Write out the data again exactly, skipping every picture.
BEGIN Provided material
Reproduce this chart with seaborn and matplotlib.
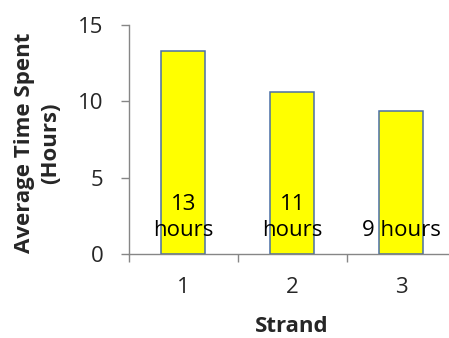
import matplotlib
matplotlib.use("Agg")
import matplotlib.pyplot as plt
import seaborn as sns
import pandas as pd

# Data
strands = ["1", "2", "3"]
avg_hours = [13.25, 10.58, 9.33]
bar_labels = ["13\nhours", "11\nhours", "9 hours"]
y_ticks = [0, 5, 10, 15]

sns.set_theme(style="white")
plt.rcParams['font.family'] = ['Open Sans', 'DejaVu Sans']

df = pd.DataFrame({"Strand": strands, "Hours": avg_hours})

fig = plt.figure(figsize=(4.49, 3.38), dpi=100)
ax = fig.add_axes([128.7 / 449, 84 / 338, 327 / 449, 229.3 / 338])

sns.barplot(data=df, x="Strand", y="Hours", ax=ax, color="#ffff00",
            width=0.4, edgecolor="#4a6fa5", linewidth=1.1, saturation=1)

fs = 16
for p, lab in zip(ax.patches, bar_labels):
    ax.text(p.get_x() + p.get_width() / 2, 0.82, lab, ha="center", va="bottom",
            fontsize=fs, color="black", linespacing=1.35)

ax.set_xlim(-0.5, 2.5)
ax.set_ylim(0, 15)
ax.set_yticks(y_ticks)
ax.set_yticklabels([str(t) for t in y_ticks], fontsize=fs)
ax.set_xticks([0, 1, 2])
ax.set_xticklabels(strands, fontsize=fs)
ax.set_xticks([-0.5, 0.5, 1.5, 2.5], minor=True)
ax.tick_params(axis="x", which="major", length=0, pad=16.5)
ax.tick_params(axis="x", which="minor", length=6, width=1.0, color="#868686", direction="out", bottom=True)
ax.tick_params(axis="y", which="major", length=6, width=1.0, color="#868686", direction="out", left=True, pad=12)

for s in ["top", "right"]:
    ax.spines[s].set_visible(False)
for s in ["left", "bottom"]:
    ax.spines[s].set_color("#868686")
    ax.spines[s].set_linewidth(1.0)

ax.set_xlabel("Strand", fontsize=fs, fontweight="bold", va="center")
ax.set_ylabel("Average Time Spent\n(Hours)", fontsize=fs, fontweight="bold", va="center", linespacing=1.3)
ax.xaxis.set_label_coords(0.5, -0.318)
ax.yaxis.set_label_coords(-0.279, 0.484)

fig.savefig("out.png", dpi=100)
END Provided material
(Answer to the problem)
Reproduce this chart with seaborn and matplotlib.
import matplotlib
matplotlib.use("Agg")
import matplotlib.pyplot as plt
import seaborn as sns
import pandas as pd

# Data
strands = ["1", "2", "3"]
avg_hours = [13.25, 10.58, 9.33]
bar_labels = ["13\nhours", "11\nhours", "9 hours"]
y_ticks = [0, 5, 10, 15]

sns.set_theme(style="white")
plt.rcParams['font.family'] = ['Open Sans', 'DejaVu Sans']

df = pd.DataFrame({"Strand": strands, "Hours": avg_hours})

fig = plt.figure(figsize=(4.49, 3.38), dpi=100)
ax = fig.add_axes([128.7 / 449, 84 / 338, 327 / 449, 229.3 / 338])

sns.barplot(data=df, x="Strand", y="Hours", ax=ax, color="#ffff00",
            width=0.4, edgecolor="#4a6fa5", linewidth=1.1, saturation=1)

fs = 16
for p, lab in zip(ax.patches, bar_labels):
    ax.text(p.get_x() + p.get_width() / 2, 0.82, lab, ha="center", va="bottom",
            fontsize=fs, color="black", linespacing=1.35)

ax.set_xlim(-0.5, 2.5)
ax.set_ylim(0, 15)
ax.set_yticks(y_ticks)
ax.set_yticklabels([str(t) for t in y_ticks], fontsize=fs)
ax.set_xticks([0, 1, 2])
ax.set_xticklabels(strands, fontsize=fs)
ax.set_xticks([-0.5, 0.5, 1.5, 2.5], minor=True)
ax.tick_params(axis="x", which="major", length=0, pad=16.5)
ax.tick_params(axis="x", which="minor", length=6, width=1.0, color="#868686", direction="out", bottom=True)
ax.tick_params(axis="y", which="major", length=6, width=1.0, color="#868686", direction="out", left=True, pad=12)

for s in ["top", "right"]:
    ax.spines[s].set_visible(False)
for s in ["left", "bottom"]:
    ax.spines[s].set_color("#868686")
    ax.spines[s].set_linewidth(1.0)

ax.set_xlabel("Strand", fontsize=fs, fontweight="bold", va="center")
ax.set_ylabel("Average Time Spent\n(Hours)", fontsize=fs, fontweight="bold", va="center", linespacing=1.3)
ax.xaxis.set_label_coords(0.5, -0.318)
ax.yaxis.set_label_coords(-0.279, 0.484)

fig.savefig("out.png", dpi=100)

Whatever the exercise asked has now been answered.